When Eltham Primary School Room Two teacher Heather Nicholls told the Year 1 and 2 pupils she was going on a trip to Europe, they asked her to take one of the class teddy bears with her.
"They chose which bear should come on holiday with me," Nicholls said.
"Last time I went on a big trip we did the same and the children loved seeing all the photos featuring their class bear on holiday when I came back."
She said studies had shown the children benefit from the personal connection to a trip like that.
"When they see the photos of the bear in different places around the world it helps them remember the places better."
Teddy, the selected bear, accordingly packed his bags and set off with Nicholls and her partner Jamie McMahon on their travels.
The trip went without a hitch until Teddy, Nicholls and McMahon arrived in Rome.
"We had a great time exploring the sites, but then went to Vatican City where it all went wrong," Nicholls said.
"Jamie was taking a picture of me and Teddy standing outside when one of the Swiss Guards beckoned us over. I honestly thought he was going to offer to pose for a photo or to take one of the three of us, but he snatched the teddy bear off me and flung it into a small shed."
Horrified, Nicholls was speechless for a moment, while other tourists rushed over and asked if they were okay.
"Everyone who saw it happen was shocked."
The guard spoke no English and Nicholls couldn't get him to understand he had imprisoned a very important bear.
She spoke to the security guards and with the help of a translator got the message across.
"They then went to the guard and explained, but he refused to get Teddy out of the shed. He wouldn't even say why he had snatched him. He just made a sharp hand gesture saying no."
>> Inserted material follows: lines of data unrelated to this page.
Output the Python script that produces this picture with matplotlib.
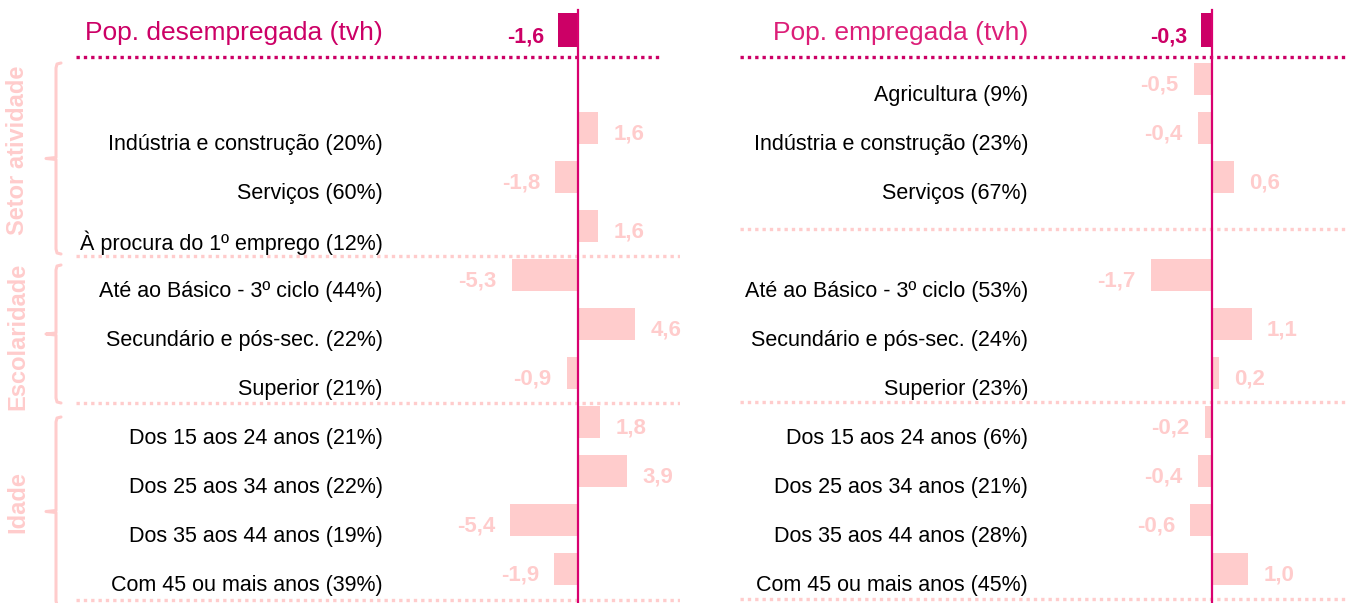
import numpy as np
import matplotlib
matplotlib.use('Agg')
import matplotlib.pyplot as plt

plt.rcParams['font.family'] = ['Liberation Sans', 'DejaVu Sans']

# data
rotulos_desemp = ['', 'Indústria e construção (20%)', 'Serviços (60%)',
                  'À procura do 1º emprego (12%)',
                  'Até ao Básico - 3º ciclo (44%)', 'Secundário e pós-sec. (22%)',
                  'Superior (21%)',
                  'Dos 15 aos 24 anos (21%)', 'Dos 25 aos 34 anos (22%)',
                  'Dos 35 aos 44 anos (19%)', 'Com 45 ou mais anos (39%)']
valores_desemp = [np.nan, 1.6, -1.8, 1.6, -5.3, 4.6, -0.9, 1.8, 3.9, -5.4, -1.9]
total_desemp = -1.6

rotulos_emp = ['Agricultura (9%)', 'Indústria e construção (23%)', 'Serviços (67%)',
               '',
               'Até ao Básico - 3º ciclo (53%)', 'Secundário e pós-sec. (24%)',
               'Superior (23%)',
               'Dos 15 aos 24 anos (6%)', 'Dos 25 aos 34 anos (21%)',
               'Dos 35 aos 44 anos (28%)', 'Com 45 ou mais anos (45%)']
valores_emp = [-0.5, -0.4, 0.6, np.nan, -1.7, 1.1, 0.2, -0.2, -0.4, -0.6, 1.0]
total_emp = -0.3

grupos = ['Setor atividade', 'Escolaridade', 'Idade']

PINK = '#FFCCCC'
MAG = '#CC0066'
ZERO = '#D9006F'

W, H = 1347, 603
ROW0, STEP = 30, 49


def row_of(py):
    return (py - ROW0) / STEP


def fmt(v):
    return ('%.1f' % v).replace('.', ',')


fig = plt.figure(figsize=(W / 100, H / 100), dpi=100)


def panel(x0, x1, zero, scale, title, title_color, total, labels, values,
          label_px, head_line, seps):
    ax = fig.add_axes([x0 / W, 0, (x1 - x0) / W, 1])
    ax.set_xlim((x0 - zero) / scale, (x1 - zero) / scale)
    ax.set_ylim(row_of(H), row_of(0))
    ax.axis('off')
    px = lambda p: (p - zero) / scale

    y = np.arange(1, len(values) + 1)
    ax.barh(y, values, height=32 / STEP, color=PINK, zorder=2)
    ax.barh(0, total, height=34 / STEP, color=MAG, zorder=2)
    ax.plot([0, 0], [row_of(10), row_of(H)], color=ZERO, lw=1.6, zorder=3)

    for yi, v, lab in zip(y, values, labels):
        ax.text(px(label_px), yi + 17 / STEP, lab, ha='right', va='center',
                fontsize=15.5, color='black')
        if np.isnan(v):
            continue
        off = 11 if v >= 0 else -11
        ax.annotate(fmt(v), (v, yi), xytext=(off, -4), textcoords='offset points',
                    ha='left' if v >= 0 else 'right', va='center',
                    fontsize=16, fontweight='bold', color=PINK)

    ax.text(px(label_px), row_of(33), title, ha='right', va='center',
            fontsize=19, color=title_color)
    ax.annotate(fmt(total), (total, 0), xytext=(-10, -5), textcoords='offset points',
                ha='right', va='center', fontsize=15.5, fontweight='bold', color=MAG)

    ax.plot([px(head_line[0]), px(head_line[1])], [row_of(57)] * 2, color=MAG,
            lw=2.4, ls=(0, (1, 1.2)), zorder=1)
    for (a, b, yy) in seps:
        ax.plot([px(a), px(b)], [row_of(yy)] * 2, color=PINK,
                lw=2.4, ls=(0, (1, 1.2)), zorder=1)
    return ax, px


axl, pxl = panel(0, 680, 578, 12.5, 'Pop. desempregada (tvh)', MAG,
                 total_desemp, rotulos_desemp, valores_desemp, 383,
                 (76, 660), [(76, 680, 256), (76, 680, 403), (76, 680, 600)])

axr, pxr = panel(680, W, 1212, 36, 'Pop. empregada (tvh)', '#DC1E78',
                 total_emp, rotulos_emp, valores_emp, 1028,
                 (740, W), [(740, W, 229), (740, W, 402), (740, W, 599)])

# braces and group titles on the left
chaves = [(63, 254), (265, 403), (417, 606)]
centros = [150, 336, 502]
bx = 56
for (top, bot), g, cy in zip(chaves, grupos, centros):
    mid = (top + bot) / 2
    xs = [bx + 5, bx + 1, bx, bx, bx - 10, bx, bx, bx + 1, bx + 5]
    ys = [top, top + 1, top + 5, mid - 1, mid, mid + 1, bot - 5, bot - 1, bot]
    axl.plot([pxl(v) for v in xs], [row_of(v) for v in ys], color=PINK, lw=2.2,
             solid_joinstyle='round', solid_capstyle='round', zorder=1)
    axl.text(pxl(18), row_of(cy), g, rotation=90, ha='center', va='center',
             fontsize=17, fontweight='bold', color=PINK)

fig.savefig('out.png', dpi=100)
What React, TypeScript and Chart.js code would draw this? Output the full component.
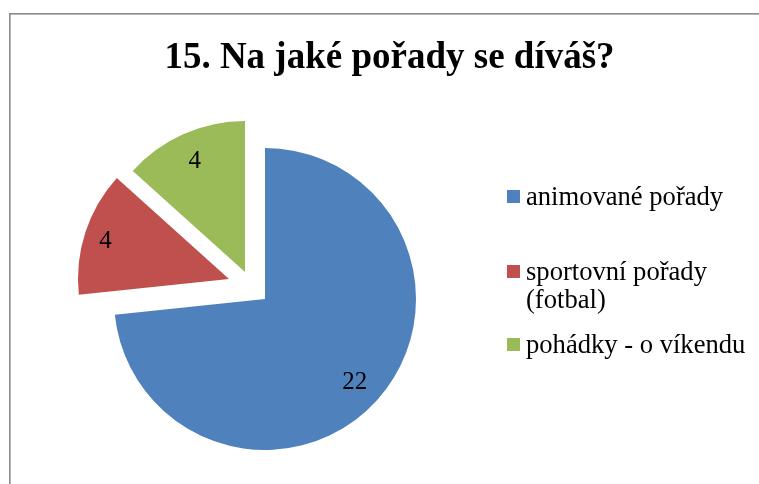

Nicholls and McMahon had to leave Teddy behind in Vatican City, locked in a dark shed.
While his adventures make for a funny story, there are 18 sad 6- and 7 year-olds who just want their special bear back.
On arriving back in New Zealand, Nicholls told the pupils of Room 2 what had happened.
"They were really cross and sad. They know they wouldn't steal someone's teddy bear and don't understand why Teddy was taken."
School principal Katheryn Pick said she hoped Teddy would be returned to the school.
"While his adventures make for a funny story, there are 18 sad 6- and 7 year-olds who just want their special bear back."
The children have now written letters to the Pope, asking him to intervene and get their bear back for them.
He will be able to find Teddy easily, they say, as their bear is very special and has plenty of notable features.
"He is really fluffy," says Imogen Lynch, 6.
Tennesse Thomas, 7, says Teddy is cuddly too: "I always cuddled him when I did my reading, now I can't".
"He is soft and comfortable," adds Riki Shelford-Salt, 6.
As well as missing their special friend, the youngsters are worried about how Teddy will be feeling alone in a foreign country.
"He will be sad all by himself in the dark," says Sophie Mita, 6.
The children hope the Pope gets their letters and video message and will find a way to send Teddy back to them, where his friends are all waiting to see him again.